I always thought that when I was grown up, I wouldn’t be scared of the dark. I thought that I’d be able and competent and worldly and clever. I’d have a keen sense of fashion and a high powered career and wear high heels to match the career.
I’m pretty sure I’m a grown up now.
I’m still uneasy in the dark and I’m scared of spiders and frogs. I leave a light on when I’m home alone at night, and sometimes the TV, too. I’ve avoided teaching for years and instead of being a principal, I’m now considering re-entering the world of teaching on a casual basis. I don’t wear high heels and my fashion sense is best described as second hand lesbian casual.
I’m grown now, but still the same.
There’s been a mysterious flurry of seeds in our back yard.
They’re scattered like hopes amongst the grass and the pavers and the dog poo.
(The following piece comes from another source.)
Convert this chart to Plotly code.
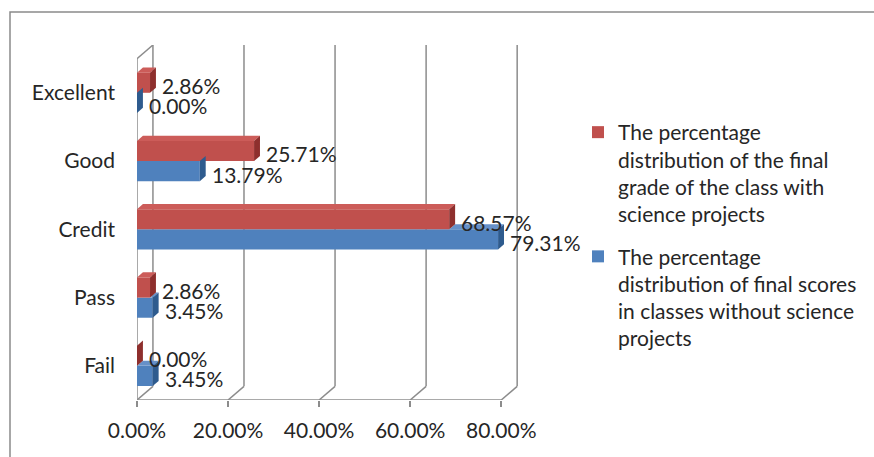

They won’t sprout in our backyard, and I have no idea what kind of seed they are. There’s a lot of them, though. I’m not sure if I am the only one who has noticed them, but they’re there.
I have some strange little habits, little things that I do. I like to put them on a slow release schedule, so that by the time people discover them, they’re committed to the friendship and it’s too late for them to back out. Next thing they know, I’m immersed in some bizarre project that absolutely needs all of my attention, or peg order matters on the clothes line, or I talk about things that don’t fit the conversation, or I get undone by anxiety. These things have always been a part of me. I’ve always been this way, a little bit… odd. But for some reason, it works for me. I wouldn’t cope with being normal. Not really. Not when there are songs to transcribe or toenails to be scared of.
But you see, the thing is, these little things, these little seeds – they all point to something. And I didn’t find this out until mid last year. So I’ve kept it a bit under wraps, while my beloved and my family and my friends and myself got used to it.
It turns out, the way I can do music stuff isn’t really very common. And the anxieties and the jigging and the need for routines. The tendency to get stuck when things become emotionally uncomfortable. The tiredness in group settings. The absolute MUST when it comes to removing tags from shirts. The animal whispering. The writing.
I didn’t know they were seeds.
Seeds that fell from one tree that had grown with me, my entire life.
It was a relief, to be honest. Because it means that there’s hope – I can learn how to manage the anxieties and the things I usually avoid. I can work out how to compromise, and I can explain why I need to be met halfway on some things.
It’s also very strange, though. It answers so many questions, and removes the weight of guilt I had over feeling so totally useless because I couldn’t manage work or crowds or the unfamiliar. But I don’t ever want to be someone who needs allowances or special consideration. I just want to be myself, and adapt to whatever that is. The thing is, life is all about adapting – compromise and give and take and other people. I don’t know why Aspergers or not needs to be offered by way of reason. Shouldn’t we all just be decent?
But I digress.
This is almost another coming out piece, isn’t it. Another chunk of my life, another big change of pattern, of growth, of seed. The point is, though, that none of us know what seeds are inside another person. Or how they got there, or what they will grow into.
The best we can do is encourage growth.